After a small delay at the UHaul store, we picked up our truck. Our big guy if you don't know, was born in New York, raised in California and educated in London. So sitting at the back of a truck is a never-heard-of thing for him. An Undoable task. "Arey yaar...How do people sit here?", "Arey yaar...Its so garam here. Zara A/C laga Dey". I bet on my balls..This guy wouldn't have seen a car till his twenties. @##$%&*@$%^!
The real drama happened at the moving scene. Doing an exemplary job hauling such ponderous items as laundry bags, push man suitcases and boxes which I swear wouldn't have weighed more than 5 Kilos, our guy ensured that the very purpose for which he was summoned there was solved beyond expectations.
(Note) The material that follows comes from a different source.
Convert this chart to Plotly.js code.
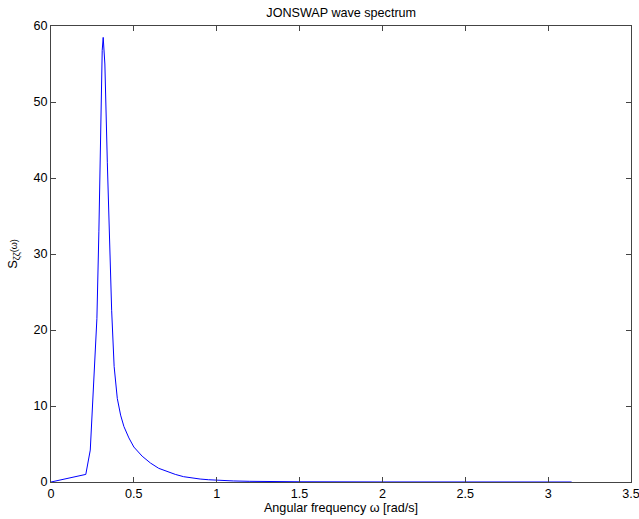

All this with such ease and dexterity that even Arnold Schwarzenegger would've been put to shame. And yes the diligence with which he executed the arduous task of opening the truck doors whenever we got something really heavy, is worth a mention here. And how can I forget his brilliant ideas at lifting heavy stuff and his "yaar..Its not that heavy..You can do it..C'mon" cheers without which nothing would've been possible that day. Dude...You are just Grrrrrrrr...
Our guy was really tired after this exacting backbreaking workout in the hot sun. So he gulped down an entire 350 Oz pack of Apple juice leaving us just water to drink !!
Other events worth a mention are his persistent cry for "Haldiram namkeen"(the hard work had made him hungry too), "I wanna go home soon..My wife will be all alone" wails and "Sachin tendulkar need not play. It is enough if he is just present in the field" wisecracks. I don't want to harp on all this because I am already feeling my blood pressure shoot up !!
I really wish I could beat the freaking shit out of him! After all this I am sure KV wouldn't ever commit the blunder of calling Mr. V for any help in the future.